Leadership signaled that new revenue streams, including charging for checked bags and offering paid seat assignment options, will play a central role in boosting profitability. These moves represent a significant departure from the carrier’s 50-year-old approach and show a clear pivot toward practices already widely used by competitors.

2025 financial results show revenue growth but profit pressure

In its full-year 2025 financial report, Southwest posted operating revenue of $28.1 billion, an increase compared to $27.5 billion recorded in 2024.

While top-line revenue improved, net income came in at $441 million, slightly below the $465 million earned the year before.

Bold 2026 earnings forecast exceeds expectations

Looking ahead, Southwest projected adjusted earnings per share of at least $4.00 for 2026. This figure stands well above the $3.19 analysts had been expecting, which helps explain the sharp positive reaction in the stock price.

Management’s confidence suggests that the airline believes its new fee-based initiatives and operational adjustments will meaningfully improve margins.

Capacity growth and short-term revenue outlook

The airline also outlined plans to increase seat capacity by 2-3 percent, a sign that it expects passenger demand to continue growing.

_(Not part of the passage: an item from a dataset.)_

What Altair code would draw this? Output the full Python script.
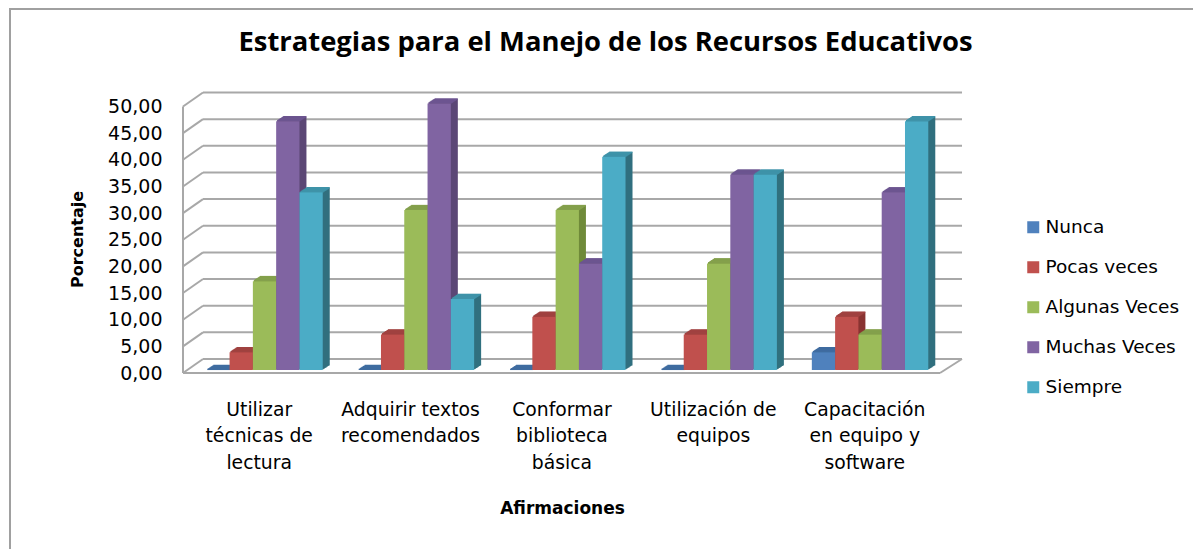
import json
import altair as alt
import pandas as pd

categorias = ["Utilizar\ntécnicas de\nlectura", "Adquirir textos\nrecomendados", "Conformar\nbiblioteca\nbásica", "Utilización  de\nequipos", "Capacitación\nen equipo y\nsoftware"]
series = ["Nunca", "Pocas veces", "Algunas Veces", "Muchas Veces", "Siempre"]
nunca = [0, 0, 0, 0, 3.33]
pocas = [3.33, 6.67, 10, 6.67, 10]
algunas = [16.67, 30, 30, 20, 6.67]
muchas = [46.67, 50, 20, 36.67, 33.33]
siempre = [33.33, 13.33, 40, 36.67, 46.67]
frente = ["#4F81BD", "#C0504D", "#9BBB59", "#8064A2", "#4BACC6"]
lateral = ["#34608E", "#8A3432", "#6F8A3A", "#5C4776", "#31707F"]
techo = ["#3F6CA0", "#A04240", "#84A04C", "#6C5590", "#3F93A9"]
marcas = [0, 5, 10, 15, 20, 25, 30, 35, 40, 45, 50]

PASO = 6.5
filas = []
for j, (s, vals, lc, tc) in enumerate(zip(series, [nunca, pocas, algunas, muchas, siempre], lateral, techo)):
    for k, v in enumerate(vals):
        p = k * PASO + 1 + j
        filas.append({"p": p, "p2": p + 1, "serie": s, "valor": v, "lat": lc, "tec": tc})
df = pd.DataFrame(filas)
grid = pd.DataFrame({"v": marcas})
centros = [k * PASO + 3.25 for k in range(len(categorias))]

FONT = "DejaVu Sans"
PX = 5.33
UX = 23.29
W, H = 779, 281
DEPTH_X, DEPTH_Y = 20, 14
BACK = DEPTH_Y / PX
GRIS = "#A8A8A8"
FRONT_W = W - DEPTH_X - 2

yscale = alt.Scale(domain=[0, H / PX], nice=False, zero=False)
xscale = alt.Scale(domain=[0, W / UX], range=[0, W], nice=False, zero=False)
nombres = json.dumps(categorias)
xenc = alt.X("p:Q", scale=xscale, title="Afirmaciones",
             axis=alt.Axis(values=centros,
                           labelExpr=f"split({nombres}[round((datum.value - 3.25) / {PASO})], '\\n')",
                           labelAngle=0, labelAlign="center", labelBaseline="top", labelOverlap=False, labelFlush=False,
                           labelFont=FONT, labelFontSize=18.8, labelColor="black", labelLineHeight=26.5, labelPadding=27,
                           domain=False, ticks=False, grid=False, labelLimit=0,
                           titleFont=FONT, titleFontSize=17, titleFontWeight="bold", titleColor="black",
                           titleX=379, titleY=135, titleBaseline="middle"))

yaxis = alt.Axis(values=marcas, labelExpr="replace(format(datum.value, '.2f'), '.', ',')", labelOverlap=False,
                 labelFont=FONT, labelFontSize=19, labelColor="black", labelPadding=21, labelBound=False, labelFlush=False,
                 domain=False, ticks=False, grid=False, title="Porcentaje",
                 titleFont=FONT, titleFontSize=16, titleFontWeight="bold", titleColor="black",
                 titleX=-106, titleY=147, titleAngle=270, titleAlign="center", titleBaseline="middle")
yenc = alt.Y("v:Q", scale=yscale, axis=yaxis)
yvalor = alt.Y("valor:Q", scale=yscale, axis=yaxis)

base_grid = alt.Chart(grid).transform_calculate(b=f"datum.v + {BACK}")
pared = base_grid.mark_rule(color=GRIS, strokeWidth=2).encode(
    y=alt.Y("b:Q", scale=yscale, axis=yaxis), x=alt.value(DEPTH_X), x2=alt.value(W))
diag = base_grid.mark_rule(color=GRIS, strokeWidth=2).encode(
    y=yenc, y2="b:Q", x=alt.value(0), x2=alt.value(DEPTH_X))
suelo_base = alt.Chart(pd.DataFrame({"v": [0]})).transform_calculate(b=f"datum.v + {BACK}")
suelo = suelo_base.mark_rule(color=GRIS, strokeWidth=2).encode(
    y=yenc, x=alt.value(0), x2=alt.value(FRONT_W))
suelo_d = suelo_base.mark_rule(color=GRIS, strokeWidth=2).encode(
    y=yenc, y2="b:Q", x=alt.value(FRONT_W), x2=alt.value(W))
eje = alt.Chart(pd.DataFrame({"v": [0], "t": [50]})).mark_rule(color=GRIS, strokeWidth=2).encode(
    y=yenc, y2="t:Q", x=alt.value(0))

OY = -3
capas = [pared, diag, suelo, suelo_d, eje]
for i in range(7, 0, -1):
    dy = round(i * 0.65, 2)
    capas.append(alt.Chart(df).mark_bar(xOffset=i, x2Offset=i, yOffset=OY - dy, y2Offset=OY - dy).encode(
        x=xenc, x2="p2:Q", y=yvalor, y2=alt.Y2(datum=0),
        color=alt.Color("lat:N", scale=None)))
for i in range(7, 0, -1):
    dy = round(i * 0.65, 2)
    capas.append(alt.Chart(df).mark_bar(xOffset=i, x2Offset=i, yOffset=OY - dy - 0.7, y2Offset=OY - dy + 0.7).encode(
        x=xenc, x2="p2:Q", y=yvalor, y2=alt.Y2("valor:Q"),
        color=alt.Color("tec:N", scale=None)))

barras = alt.Chart(df).mark_bar(yOffset=OY, y2Offset=OY).encode(
    x=xenc, x2="p2:Q", y=yvalor, y2=alt.Y2(datum=0),
    fill=alt.Fill("serie:N", sort=series, scale=alt.Scale(domain=series, range=frente),
                  legend=alt.Legend(orient="none", legendX=841, legendY=126, title=None, symbolType="square",
                                    symbolSize=144, symbolStrokeWidth=0, labelFont=FONT, labelFontSize=18.5,
                                    labelColor="black", rowPadding=21, labelOffset=3, labelLimit=0)))
capas.append(barras)

borde = alt.Chart(pd.DataFrame({"a": [0]})).mark_rect(fill=None, stroke="#A0A0A0", strokeWidth=2, clip=False).encode(
    x=alt.value(-173), x2=alt.value(1100), y=alt.value(-83), y2=alt.value(500))
capas.append(borde)

chart = alt.layer(*capas).properties(
    width=W, height=H,
    title=alt.TitleParams("Estrategias para el Manejo de los Recursos Educativos", font="Open Sans", fontSize=27.4,
                          fontWeight="bold", color="black", anchor="middle", dx=33, offset=-48),
    padding={"left": 175, "top": 84, "right": 231, "bottom": 176},
    autosize=alt.AutoSizeParams(type="none"), background="white",
).configure_view(stroke=None).configure_axis(labelOverlap=False)

chart.save("out.html", embed_options={"renderer": "svg", "actions": False})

For the first quarter of 2026, Southwest forecasts unit revenue growth of at least 9.5 percent compared to the same period a year earlier. This projection already factors in disruption from a recent winter storm, which CEO Bob Jordan said is expected to reduce results by roughly $30 million to $40 million.

Even with that weather-related setback, the airline still anticipates solid revenue momentum early in the year.